I remember the day vividly. I’d been following the stock price for Ford Motor Co. for several months during the chaos that surrounded the market crash last fall. Our government was preparing to pull the trigger on the largest bail-out in our nation’s history.  The prospects for GM were grim at best, and Chrysler didn’t look much better. Ford had been caught up in the turmoil, and nobody could say with any confidence whether it would survive either.

Ford’s stock price that afternoon: $1.28 per share.

It was risky, to be sure. If Ford went belly-up, or accepted a government buy-out, the stock could end up worthless.  But on the other hand, for less than I’d pay for a cup of coffee at Starbucks, I could own a piece of one of America’s greatest companies.

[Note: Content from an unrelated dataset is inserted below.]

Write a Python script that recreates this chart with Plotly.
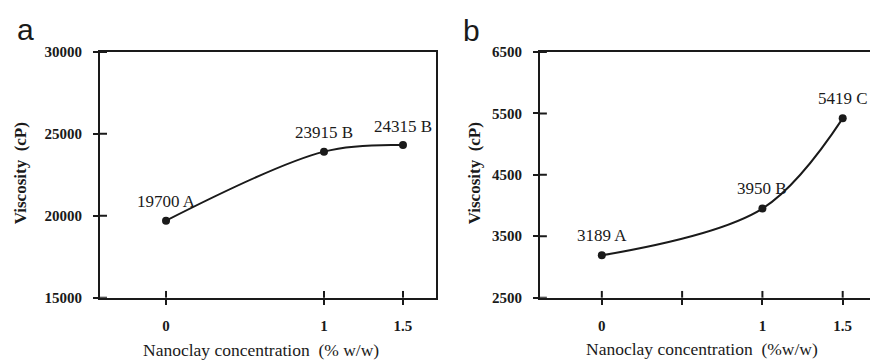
import plotly.graph_objects as go

conc = [0, 1, 1.5]
visc_a = [19700, 23915, 24315]
visc_b = [3189, 3950, 5419]
labels_a = ["19700 A", "23915 B", "24315 B"]
labels_b = ["3189 A", "3950 B", "5419 C"]
xticks_a = [0, 1, 1.5]
xticks_b = [0, 0.5, 1, 1.5]
xticklabels_a = ["0", "1", "1.5"]
xticklabels_b = ["0", "", "1", "1.5"]
yticks_a = [15000, 20000, 25000, 30000]
yticks_b = [2500, 3500, 4500, 5500, 6500]
yticklabels_a = ["15000", "20000", "25000", "30000"]
yticklabels_b = ["2500", "3500", "4500", "5500", "6500"]

INK = "#1a1a1a"
SERIF = "Liberation Serif"
tickfont = dict(family=SERIF, size=15, color=INK, weight="bold")

fig = go.Figure()

xa_dom = [100/870, 436/870]
xb_dom = [540/870, 1.0]
y_dom = [1-303/363, 1-46/363]
xa_rng = [-0.418, 1.709]
xb_rng = [-0.385, 1.67]
ya_rng = [15000, 30000]
yb_rng = [2500, 6500]

fig.add_trace(go.Scatter(x=conc, y=visc_a, mode="lines+markers", xaxis="x", yaxis="y",
                         line=dict(color=INK, width=2, shape="spline", smoothing=1.0),
                         marker=dict(color=INK, size=8), showlegend=False))
fig.add_trace(go.Scatter(x=conc, y=visc_b, mode="lines+markers", xaxis="x2", yaxis="y2",
                         line=dict(color=INK, width=2, shape="spline", smoothing=1.0),
                         marker=dict(color=INK, size=8), showlegend=False))

def axis(dom, rng, vals, text, anchor, mirror, standoff):
    return dict(domain=dom, range=rng, tickvals=vals, ticktext=text, anchor=anchor, mirror=mirror,
                showgrid=False, zeroline=False, showline=True, linecolor=INK, linewidth=2,
                ticks="outside", ticklen=5, tickwidth=2, tickcolor=INK, tickfont=tickfont,
                ticklabelstandoff=standoff)

fig.update_layout(
    width=870, height=363, margin=dict(l=0, r=0, t=0, b=0),
    paper_bgcolor="white", plot_bgcolor="white",
    xaxis=axis(xa_dom, xa_rng, xticks_a, xticklabels_a, "y", True, 8),
    yaxis=axis(y_dom, ya_rng, yticks_a, yticklabels_a, "x", True, 8),
    xaxis2=axis(xb_dom, xb_rng, xticks_b, xticklabels_b, "y2", True, 8),
    yaxis2=axis(y_dom, yb_rng, yticks_b, yticklabels_b, "x2", False, 8),
)

# inner half of the crossing tick marks, at the same tick values
IN_X = 7 / 257   # fraction of plot height
IN_Y = 7 / 336   # fraction of plot width
for xr, yr, vals in (("x", "y", xticks_a), ("x2", "y2", xticks_b)):
    for v in vals:
        fig.add_shape(type="line", xref=xr, yref=f"{yr} domain", x0=v, x1=v, y0=0, y1=IN_X,
                      line=dict(color=INK, width=2))
for xr, yr, vals in (("x", "y", yticks_a), ("x2", "y2", yticks_b)):
    for v in vals:
        fig.add_shape(type="line", xref=f"{xr} domain", yref=yr, x0=0, x1=IN_Y, y0=v, y1=v,
                      line=dict(color=INK, width=2))

annfont = dict(family=SERIF, size=17, color=INK)
for xv, yv, t in zip(conc, visc_a, labels_a):
    fig.add_annotation(x=xv, y=yv, xref="x", yref="y", text=t, showarrow=False,
                       yshift=19, font=annfont)
for i, (xv, yv, t) in enumerate(zip(conc, visc_b, labels_b)):
    if i == 2:
        fig.add_annotation(x=xv, y=yv, xref="x2", yref="y2", text=t, showarrow=False,
                           yshift=20, xshift=27, xanchor="right", font=annfont)
    else:
        fig.add_annotation(x=xv, y=yv, xref="x2", yref="y2", text=t, showarrow=False,
                           yshift=20, font=annfont)

# panel letters
fig.add_annotation(x=25/870, y=1-23/363, xref="paper", yref="paper", text="a", showarrow=False,
                   font=dict(family="Liberation Sans", size=30, color=INK), xanchor="center", yanchor="middle")
fig.add_annotation(x=471/870, y=1-24/363, xref="paper", yref="paper", text="b", showarrow=False,
                   font=dict(family="Liberation Sans", size=30, color=INK), xanchor="center", yanchor="middle")

# axis titles
titlefont = dict(family=SERIF, size=17.5, color=INK)
fig.add_annotation(x=261/870, y=1-358/363, xref="paper", yref="paper",
                   text="Nanoclay concentration&nbsp;&nbsp;(% w/w)", showarrow=False, font=titlefont,
                   xanchor="center", yanchor="middle")
fig.add_annotation(x=702/870, y=1-357/363, xref="paper", yref="paper",
                   text="Nanoclay concentration&nbsp;&nbsp;(%w/w)", showarrow=False, font=titlefont,
                   xanchor="center", yanchor="middle")
ytfont = dict(family=SERIF, size=17, color=INK, weight="bold")
fig.add_annotation(x=20/870, y=1-173/363, xref="paper", yref="paper",
                   text="Viscosity&nbsp;&nbsp;(cP)", showarrow=False, font=ytfont,
                   textangle=-90, xanchor="center", yanchor="middle")
fig.add_annotation(x=474/870, y=1-173/363, xref="paper", yref="paper",
                   text="Viscosity&nbsp;&nbsp;(cP)", showarrow=False, font=ytfont,
                   textangle=-90, xanchor="center", yanchor="middle")

fig.write_html("out.html", config={"displayModeBar": False},
               post_script="document.body.style.margin='0px';document.body.style.overflow='hidden';")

I wanted it. I pulled up my online brokerage account to see what we could do. I was nervous . . . my hands were literally shaking at the keyboard. I’d made some good calls before, doubling down on one stock that had tanked and reaping handsome rewards. I’d also placed a couple of well-timed sell-orders. The problem is, I’d also made a couple of poor choices, the economy was on the verge of global collapse, and I was seriously gun-shy. I called my wife to get a second opinion. She said it was up to me (I hate it when she does that!)

Ultimately, I chickened out and did not buy the stock. Since that time, I’ve watched the price climb steadily. Today’s closing price: $8.44 per share. That’s a 659% gain in about 8 months.

Peter Lynch, world-famous stock picker, used to talk about the 10-bagger, a stock that increases in value tenfold, typically over many years. He said that a person only needs to find a few of those in their lifetime to become financially secure. Sure would be nice to have a do-over on this one.